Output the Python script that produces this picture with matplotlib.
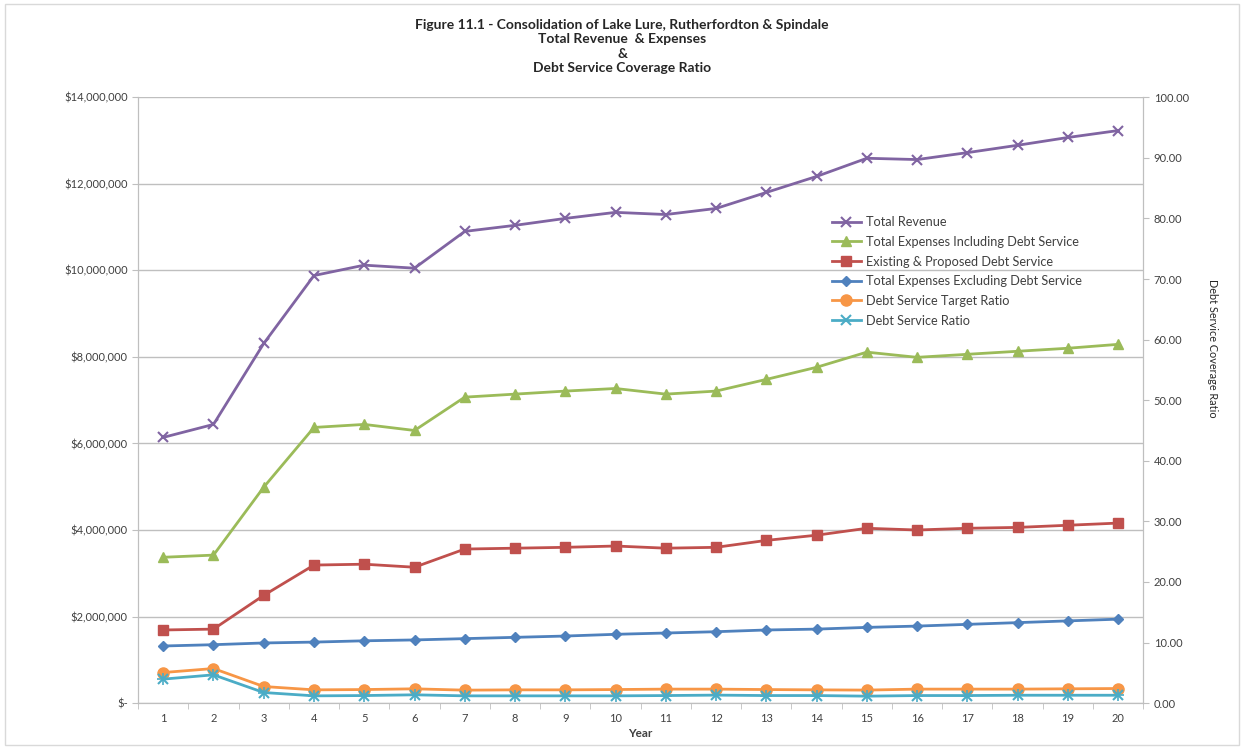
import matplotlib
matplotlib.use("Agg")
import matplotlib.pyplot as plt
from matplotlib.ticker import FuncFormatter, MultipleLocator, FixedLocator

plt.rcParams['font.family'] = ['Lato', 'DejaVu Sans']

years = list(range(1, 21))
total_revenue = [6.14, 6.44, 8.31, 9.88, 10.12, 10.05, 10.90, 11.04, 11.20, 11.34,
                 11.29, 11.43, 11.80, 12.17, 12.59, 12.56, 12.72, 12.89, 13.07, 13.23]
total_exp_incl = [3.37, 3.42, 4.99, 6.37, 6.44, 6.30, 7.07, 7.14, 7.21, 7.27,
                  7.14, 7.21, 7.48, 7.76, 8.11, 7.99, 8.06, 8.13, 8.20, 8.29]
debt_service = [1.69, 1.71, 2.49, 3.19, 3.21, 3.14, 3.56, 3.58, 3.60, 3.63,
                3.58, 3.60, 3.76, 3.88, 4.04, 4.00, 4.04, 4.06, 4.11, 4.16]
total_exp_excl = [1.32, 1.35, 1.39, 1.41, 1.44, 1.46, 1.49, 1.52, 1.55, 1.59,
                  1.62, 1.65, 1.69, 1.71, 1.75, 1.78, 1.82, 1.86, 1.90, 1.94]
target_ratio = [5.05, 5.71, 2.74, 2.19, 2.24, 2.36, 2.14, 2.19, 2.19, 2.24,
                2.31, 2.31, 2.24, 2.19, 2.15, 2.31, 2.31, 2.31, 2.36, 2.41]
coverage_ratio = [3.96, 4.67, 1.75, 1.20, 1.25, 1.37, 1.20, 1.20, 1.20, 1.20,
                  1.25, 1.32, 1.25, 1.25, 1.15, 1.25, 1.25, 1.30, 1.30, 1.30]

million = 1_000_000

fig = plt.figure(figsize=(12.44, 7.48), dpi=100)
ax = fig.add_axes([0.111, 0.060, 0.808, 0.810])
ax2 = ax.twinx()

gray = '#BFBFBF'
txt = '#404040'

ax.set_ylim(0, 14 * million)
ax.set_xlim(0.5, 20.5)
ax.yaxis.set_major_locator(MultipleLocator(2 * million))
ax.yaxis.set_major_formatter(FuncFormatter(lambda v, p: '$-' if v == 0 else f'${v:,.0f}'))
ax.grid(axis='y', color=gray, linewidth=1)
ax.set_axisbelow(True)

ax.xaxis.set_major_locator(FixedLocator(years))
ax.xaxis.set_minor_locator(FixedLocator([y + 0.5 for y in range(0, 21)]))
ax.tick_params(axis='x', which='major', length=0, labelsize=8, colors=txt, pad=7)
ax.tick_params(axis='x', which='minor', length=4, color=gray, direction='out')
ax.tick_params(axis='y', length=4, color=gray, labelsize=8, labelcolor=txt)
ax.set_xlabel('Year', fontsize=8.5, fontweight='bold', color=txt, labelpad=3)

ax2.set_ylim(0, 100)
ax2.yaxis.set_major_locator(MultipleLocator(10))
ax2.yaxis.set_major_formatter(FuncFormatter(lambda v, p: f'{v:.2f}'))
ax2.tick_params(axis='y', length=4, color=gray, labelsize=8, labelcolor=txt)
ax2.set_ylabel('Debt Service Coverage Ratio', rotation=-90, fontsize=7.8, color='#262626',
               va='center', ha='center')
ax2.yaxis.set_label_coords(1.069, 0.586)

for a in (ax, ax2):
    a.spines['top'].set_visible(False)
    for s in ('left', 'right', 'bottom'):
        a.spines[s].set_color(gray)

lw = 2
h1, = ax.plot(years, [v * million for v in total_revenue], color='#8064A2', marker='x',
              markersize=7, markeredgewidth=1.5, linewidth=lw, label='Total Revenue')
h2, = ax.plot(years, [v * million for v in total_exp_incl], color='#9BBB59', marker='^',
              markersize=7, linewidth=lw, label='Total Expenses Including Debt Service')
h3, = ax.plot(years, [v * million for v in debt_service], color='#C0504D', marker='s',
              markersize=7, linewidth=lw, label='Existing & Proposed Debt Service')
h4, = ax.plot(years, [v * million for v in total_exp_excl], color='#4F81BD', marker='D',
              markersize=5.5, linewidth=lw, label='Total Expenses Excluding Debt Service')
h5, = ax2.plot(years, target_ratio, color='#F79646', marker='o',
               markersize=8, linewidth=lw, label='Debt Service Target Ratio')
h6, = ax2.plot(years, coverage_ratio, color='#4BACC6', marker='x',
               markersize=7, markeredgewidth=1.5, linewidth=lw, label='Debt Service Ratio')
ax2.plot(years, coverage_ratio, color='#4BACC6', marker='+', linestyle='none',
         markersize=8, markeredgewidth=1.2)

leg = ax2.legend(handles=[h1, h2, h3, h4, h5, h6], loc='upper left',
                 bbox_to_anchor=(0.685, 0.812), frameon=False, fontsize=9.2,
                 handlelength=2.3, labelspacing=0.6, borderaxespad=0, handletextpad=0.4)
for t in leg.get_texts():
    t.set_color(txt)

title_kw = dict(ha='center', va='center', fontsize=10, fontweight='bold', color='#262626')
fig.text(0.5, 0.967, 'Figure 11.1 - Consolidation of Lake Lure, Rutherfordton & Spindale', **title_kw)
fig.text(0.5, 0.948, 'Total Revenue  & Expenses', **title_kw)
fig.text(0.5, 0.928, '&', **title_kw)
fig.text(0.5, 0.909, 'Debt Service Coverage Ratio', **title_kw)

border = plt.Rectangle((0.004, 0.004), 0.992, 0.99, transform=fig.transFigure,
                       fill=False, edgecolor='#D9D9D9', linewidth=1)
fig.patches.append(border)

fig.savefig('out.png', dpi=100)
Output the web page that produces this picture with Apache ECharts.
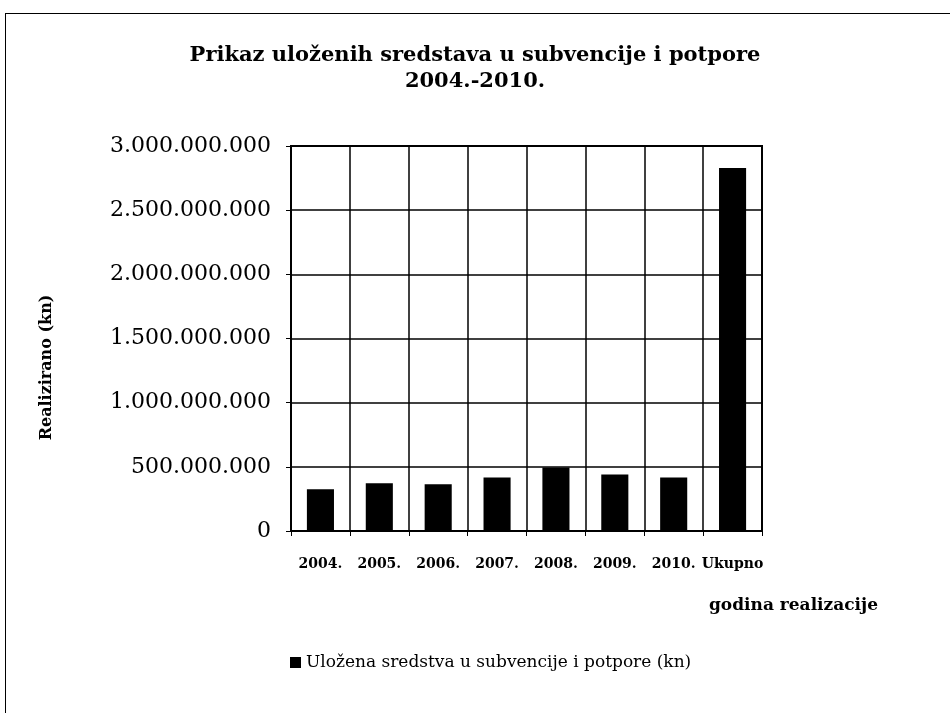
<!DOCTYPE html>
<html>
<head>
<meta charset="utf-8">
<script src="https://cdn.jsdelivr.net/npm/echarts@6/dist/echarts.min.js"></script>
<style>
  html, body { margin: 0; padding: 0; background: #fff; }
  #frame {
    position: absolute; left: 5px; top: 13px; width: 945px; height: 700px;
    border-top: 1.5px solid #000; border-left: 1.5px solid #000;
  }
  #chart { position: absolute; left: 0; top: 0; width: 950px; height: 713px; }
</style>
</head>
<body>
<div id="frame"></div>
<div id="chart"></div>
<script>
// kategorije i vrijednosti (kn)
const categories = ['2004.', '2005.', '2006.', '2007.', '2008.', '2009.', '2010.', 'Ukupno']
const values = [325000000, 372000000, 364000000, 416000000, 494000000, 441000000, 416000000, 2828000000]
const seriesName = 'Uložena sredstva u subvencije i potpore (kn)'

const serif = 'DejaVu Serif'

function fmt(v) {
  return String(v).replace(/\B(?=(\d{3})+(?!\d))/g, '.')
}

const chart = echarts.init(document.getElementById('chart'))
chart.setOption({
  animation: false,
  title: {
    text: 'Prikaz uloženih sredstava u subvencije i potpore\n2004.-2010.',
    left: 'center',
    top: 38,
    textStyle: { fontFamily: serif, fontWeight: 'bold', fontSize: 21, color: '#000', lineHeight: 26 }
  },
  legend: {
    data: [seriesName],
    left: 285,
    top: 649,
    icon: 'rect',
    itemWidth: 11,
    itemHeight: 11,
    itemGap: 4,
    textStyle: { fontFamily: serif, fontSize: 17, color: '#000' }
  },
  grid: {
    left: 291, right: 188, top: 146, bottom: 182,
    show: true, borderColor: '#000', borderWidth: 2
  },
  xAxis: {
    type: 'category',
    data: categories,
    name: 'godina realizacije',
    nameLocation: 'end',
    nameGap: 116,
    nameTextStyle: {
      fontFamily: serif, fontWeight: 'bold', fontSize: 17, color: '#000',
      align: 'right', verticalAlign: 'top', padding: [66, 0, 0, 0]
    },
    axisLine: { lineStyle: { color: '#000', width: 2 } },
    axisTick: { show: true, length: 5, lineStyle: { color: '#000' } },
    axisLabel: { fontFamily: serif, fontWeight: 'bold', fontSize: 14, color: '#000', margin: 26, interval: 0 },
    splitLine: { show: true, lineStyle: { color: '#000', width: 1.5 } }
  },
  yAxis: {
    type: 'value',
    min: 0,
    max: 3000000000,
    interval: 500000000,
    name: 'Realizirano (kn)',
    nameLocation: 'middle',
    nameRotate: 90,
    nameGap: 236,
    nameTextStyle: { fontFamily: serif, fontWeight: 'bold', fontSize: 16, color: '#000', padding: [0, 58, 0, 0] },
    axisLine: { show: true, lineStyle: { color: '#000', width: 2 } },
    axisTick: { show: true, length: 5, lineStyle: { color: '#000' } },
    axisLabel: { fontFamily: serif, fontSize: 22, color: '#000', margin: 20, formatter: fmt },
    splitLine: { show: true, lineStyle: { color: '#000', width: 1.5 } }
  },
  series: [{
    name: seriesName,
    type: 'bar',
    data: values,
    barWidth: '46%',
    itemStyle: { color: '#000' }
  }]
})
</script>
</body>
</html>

────────────────

■ **GIVEN TASK**: Working from the material above, state how many lines contain "that"; give only the number.

■ **RESULT OF THIS TASK**: 2